** start SUPPLIED INFORMATION **

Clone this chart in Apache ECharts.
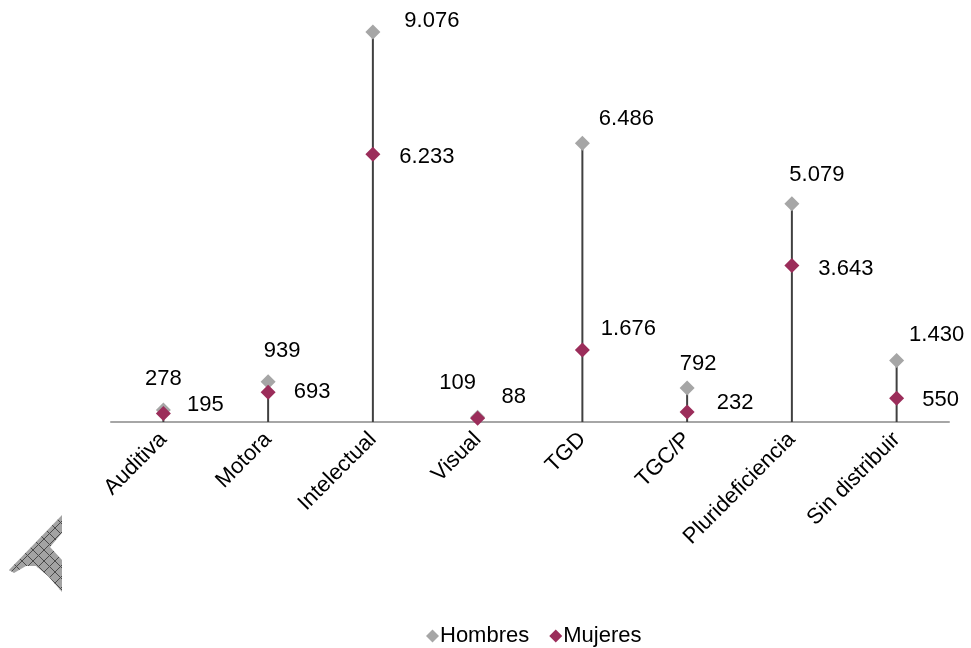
<!DOCTYPE html>
<html>
<head>
<meta charset="utf-8">
<script src="https://cdn.jsdelivr.net/npm/echarts@6/dist/echarts.min.js"></script>
<style>
html,body{margin:0;padding:0;background:#fff;}
#chart{width:971px;height:648px;}
</style>
</head>
<body>
<div id="chart"></div>
<script>
var categories = ['Auditiva','Motora','Intelectual','Visual','TGD','TGC/P','Plurideficiencia','Sin distribuir'];
var hombres = [278, 939, 9076, 109, 6486, 792, 5079, 1430];
var mujeres = [195, 693, 6233, 88, 1676, 232, 3643, 550];

// label offsets (style only)
var hombresLabelOffset = [[0,-31],[14,-31],[59,-11],[-20,-34],[44,-24],[11,-24],[25,-29],[40,-26]];
var mujeresLabelOffset = [[42,-9],[44,0],[54,3],[36,-21],[46,-21],[48,-9],[54,3],[44,2]];

function fmt(v){
  return String(v).replace(/\B(?=(\d{3})+(?!\d))/g, '.');
}
function withLabels(vals, offs){
  return vals.map(function(v,i){
    return {value: v, label: {offset: offs[i]}};
  });
}

// hatch pattern for the decorative shape
var pc = document.createElement('canvas');
pc.width = 11; pc.height = 11;
var pctx = pc.getContext('2d');
pctx.fillStyle = '#a3a3a3';
pctx.fillRect(0,0,11,11);
pctx.strokeStyle = '#4a4a4a';
pctx.lineWidth = 1;
pctx.beginPath();
pctx.moveTo(0,0); pctx.lineTo(11,11);
pctx.moveTo(11,0); pctx.lineTo(0,11);
pctx.stroke();

var FONT = 'Liberation Sans, Arial, sans-serif';
var chart = echarts.init(document.getElementById('chart'));
var labelStyle = {
  show: true,
  position: 'inside',
  fontSize: 22,
  fontFamily: FONT,
  color: '#000000',
  opacity: 1,
  textBorderWidth: 0,
  textBorderColor: 'transparent',
  formatter: function(p){ return fmt(p.value); }
};
chart.setOption({
  animation: false,
  backgroundColor: '#ffffff',
  grid: {left: 111, right: 22, top: 13.8, bottom: 226, containLabel: false},
  xAxis: {
    type: 'category',
    data: categories,
    axisLine: {show: true, lineStyle: {color: '#a6a6a6', width: 2}},
    axisTick: {show: false},
    axisLabel: {
      rotate: 45,
      interval: 0,
      margin: 14,
      fontSize: 22,
      fontFamily: FONT,
      color: '#000000'
    }
  },
  yAxis: {
    type: 'value',
    min: 0,
    max: 9500,
    show: false,
    splitLine: {show: false}
  },
  legend: {
    data: ['Hombres','Mujeres'],
    left: 421,
    top: 620,
    icon: 'diamond',
    itemWidth: 13,
    itemHeight: 13,
    itemGap: 20,
    textStyle: {fontSize: 22, fontFamily: FONT, color: '#000000', padding: [0,0,0,-4]}
  },
  graphic: [{
    type: 'polygon',
    shape: {points: [[62,515],[62,533],[50,547],[62,560],[62,592],[48,576],[36,566],[26,566],[14,573],[9,570]]},
    style: {fill: {image: pc, repeat: 'repeat'}, stroke: null}
  }],
  series: [
    {
      name: 'stem',
      type: 'bar',
      data: hombres,
      barWidth: 2,
      itemStyle: {color: '#404040'},
      silent: true,
      z: 1
    },
    {
      name: 'Hombres',
      type: 'scatter',
      data: withLabels(hombres, hombresLabelOffset),
      symbol: 'diamond',
      symbolSize: 15,
      itemStyle: {color: '#a6a6a6', opacity: 1},
      label: labelStyle,
      z: 3
    },
    {
      name: 'Mujeres',
      type: 'scatter',
      data: withLabels(mujeres, mujeresLabelOffset),
      symbol: 'diamond',
      symbolSize: 15,
      itemStyle: {color: '#9b2d5a', opacity: 1},
      label: labelStyle,
      z: 4
    }
  ]
});
</script>
</body>
</html>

** end SUPPLIED INFORMATION **

All of the data above should be quoted exactly, except for the pictures.

ANSWER TO THIS TASK:
Clone this chart in Apache ECharts.
<!DOCTYPE html>
<html>
<head>
<meta charset="utf-8">
<script src="https://cdn.jsdelivr.net/npm/echarts@6/dist/echarts.min.js"></script>
<style>
html,body{margin:0;padding:0;background:#fff;}
#chart{width:971px;height:648px;}
</style>
</head>
<body>
<div id="chart"></div>
<script>
var categories = ['Auditiva','Motora','Intelectual','Visual','TGD','TGC/P','Plurideficiencia','Sin distribuir'];
var hombres = [278, 939, 9076, 109, 6486, 792, 5079, 1430];
var mujeres = [195, 693, 6233, 88, 1676, 232, 3643, 550];

// label offsets (style only)
var hombresLabelOffset = [[0,-31],[14,-31],[59,-11],[-20,-34],[44,-24],[11,-24],[25,-29],[40,-26]];
var mujeresLabelOffset = [[42,-9],[44,0],[54,3],[36,-21],[46,-21],[48,-9],[54,3],[44,2]];

function fmt(v){
  return String(v).replace(/\B(?=(\d{3})+(?!\d))/g, '.');
}
function withLabels(vals, offs){
  return vals.map(function(v,i){
    return {value: v, label: {offset: offs[i]}};
  });
}

// hatch pattern for the decorative shape
var pc = document.createElement('canvas');
pc.width = 11; pc.height = 11;
var pctx = pc.getContext('2d');
pctx.fillStyle = '#a3a3a3';
pctx.fillRect(0,0,11,11);
pctx.strokeStyle = '#4a4a4a';
pctx.lineWidth = 1;
pctx.beginPath();
pctx.moveTo(0,0); pctx.lineTo(11,11);
pctx.moveTo(11,0); pctx.lineTo(0,11);
pctx.stroke();

var FONT = 'Liberation Sans, Arial, sans-serif';
var chart = echarts.init(document.getElementById('chart'));
var labelStyle = {
  show: true,
  position: 'inside',
  fontSize: 22,
  fontFamily: FONT,
  color: '#000000',
  opacity: 1,
  textBorderWidth: 0,
  textBorderColor: 'transparent',
  formatter: function(p){ return fmt(p.value); }
};
chart.setOption({
  animation: false,
  backgroundColor: '#ffffff',
  grid: {left: 111, right: 22, top: 13.8, bottom: 226, containLabel: false},
  xAxis: {
    type: 'category',
    data: categories,
    axisLine: {show: true, lineStyle: {color: '#a6a6a6', width: 2}},
    axisTick: {show: false},
    axisLabel: {
      rotate: 45,
      interval: 0,
      margin: 14,
      fontSize: 22,
      fontFamily: FONT,
      color: '#000000'
    }
  },
  yAxis: {
    type: 'value',
    min: 0,
    max: 9500,
    show: false,
    splitLine: {show: false}
  },
  legend: {
    data: ['Hombres','Mujeres'],
    left: 421,
    top: 620,
    icon: 'diamond',
    itemWidth: 13,
    itemHeight: 13,
    itemGap: 20,
    textStyle: {fontSize: 22, fontFamily: FONT, color: '#000000', padding: [0,0,0,-4]}
  },
  graphic: [{
    type: 'polygon',
    shape: {points: [[62,515],[62,533],[50,547],[62,560],[62,592],[48,576],[36,566],[26,566],[14,573],[9,570]]},
    style: {fill: {image: pc, repeat: 'repeat'}, stroke: null}
  }],
  series: [
    {
      name: 'stem',
      type: 'bar',
      data: hombres,
      barWidth: 2,
      itemStyle: {color: '#404040'},
      silent: true,
      z: 1
    },
    {
      name: 'Hombres',
      type: 'scatter',
      data: withLabels(hombres, hombresLabelOffset),
      symbol: 'diamond',
      symbolSize: 15,
      itemStyle: {color: '#a6a6a6', opacity: 1},
      label: labelStyle,
      z: 3
    },
    {
      name: 'Mujeres',
      type: 'scatter',
      data: withLabels(mujeres, mujeresLabelOffset),
      symbol: 'diamond',
      symbolSize: 15,
      itemStyle: {color: '#9b2d5a', opacity: 1},
      label: labelStyle,
      z: 4
    }
  ]
});
</script>
</body>
</html>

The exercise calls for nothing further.